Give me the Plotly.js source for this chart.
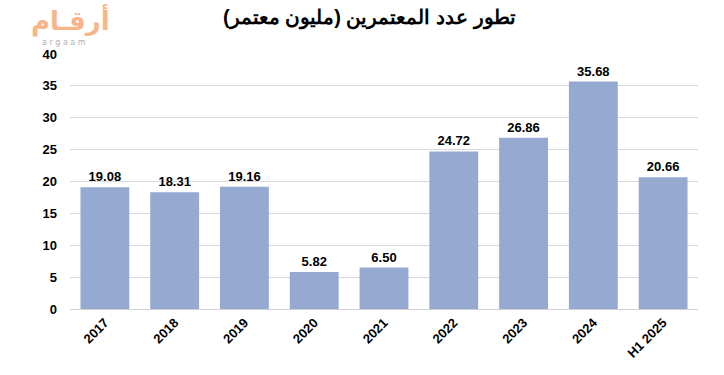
<!DOCTYPE html>
<html><head><meta charset="utf-8">
<script src="https://cdn.plot.ly/plotly-3.0.1.min.js"></script>
<style>body{margin:0;background:#fff}#c{width:724px;height:375px}</style>
</head><body><div id="c"></div>
<script>
const categories = ["2017","2018","2019","2020","2021","2022","2023","2024","H1 2025"];
const values = [19.08, 18.31, 19.16, 5.82, 6.50, 24.72, 26.86, 35.68, 20.66];
const labels = ["19.08","18.31","19.16","5.82","6.50","24.72","26.86","35.68","20.66"];
const yTicks = [0,5,10,15,20,25,30,35,40];

const trace = {
  type: "bar", x: categories, y: values,
  marker: {color: "#95A9D1"},
  text: labels, textposition: "outside", cliponaxis: false,
  textfont: {family: "Liberation Sans, Arial", size: 13, color: "#000"},
  texttemplate: "<b>%{text}</b>", hoverinfo: "skip"
};
const layout = {
  width: 724, height: 375,
  margin: {l: 70, r: 26, t: 54, b: 66},
  paper_bgcolor: "#fff", plot_bgcolor: "#fff",
  bargap: 0.3, showlegend: false,
  title: {text: "<b>تطور عدد المعتمرين (مليون معتمر)</b>", x: 0.51, xanchor: "center", y: 0.955, yanchor: "middle",
    font: {family: "Liberation Sans, Arial", size: 20, color: "#000"}},
  xaxis: {type: "category", tickangle: -45, showgrid: false, showline: true, linecolor: "#D0D0D0", linewidth: 1,
    ticks: "", tickfont: {family: "Liberation Sans, Arial", size: 13, color: "#000", weight: "bold"}},
  yaxis: {range: [0, 40], tickvals: yTicks, ticktext: yTicks.map(String), showgrid: true, gridcolor: "#D9D9D9",
    zeroline: false, ticks: "", ticklabelstandoff: 12,
    tickfont: {family: "Liberation Sans, Arial", size: 13, color: "#000", weight: "bold"}},
  annotations: [
    {text: "أرقـام", xref: "paper", yref: "paper", x: -0.066, y: 1.13, xanchor: "left", yanchor: "middle", showarrow: false,
     font: {family: "DejaVu Sans", size: 26, color: "#F7B689", weight: "bold"}},
    {text: "a r g a a m", xref: "paper", yref: "paper", x: -0.047, y: 1.045, xanchor: "left", yanchor: "middle", showarrow: false,
     font: {family: "DejaVu Sans", size: 8, color: "#B0B0B0"}}
  ]
};
Plotly.newPlot("c", [trace], layout, {displayModeBar: false, staticPlot: true});
</script></body></html>
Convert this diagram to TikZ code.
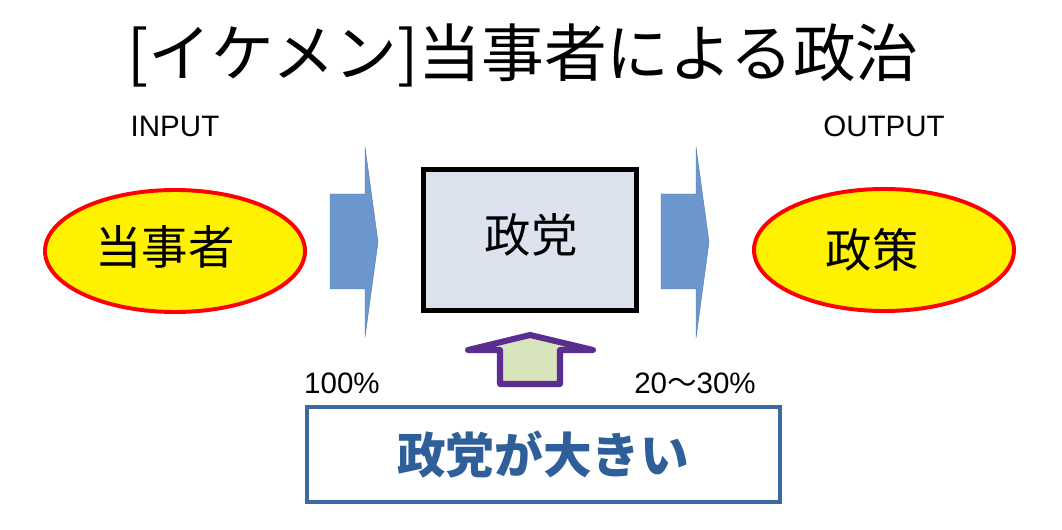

────────────────────

WORK REQUIRED: Emit the lines of the material exactly, from its first line to the line containing "const yTicks = [0,5,10,15,20,25,30,35,40];", inclusive; leave every picture out.

TASK SOLUTION:
Give me the Plotly.js source for this chart.
<!DOCTYPE html>
<html><head><meta charset="utf-8">
<script src="https://cdn.plot.ly/plotly-3.0.1.min.js"></script>
<style>body{margin:0;background:#fff}#c{width:724px;height:375px}</style>
</head><body><div id="c"></div>
<script>
const categories = ["2017","2018","2019","2020","2021","2022","2023","2024","H1 2025"];
const values = [19.08, 18.31, 19.16, 5.82, 6.50, 24.72, 26.86, 35.68, 20.66];
const labels = ["19.08","18.31","19.16","5.82","6.50","24.72","26.86","35.68","20.66"];
const yTicks = [0,5,10,15,20,25,30,35,40];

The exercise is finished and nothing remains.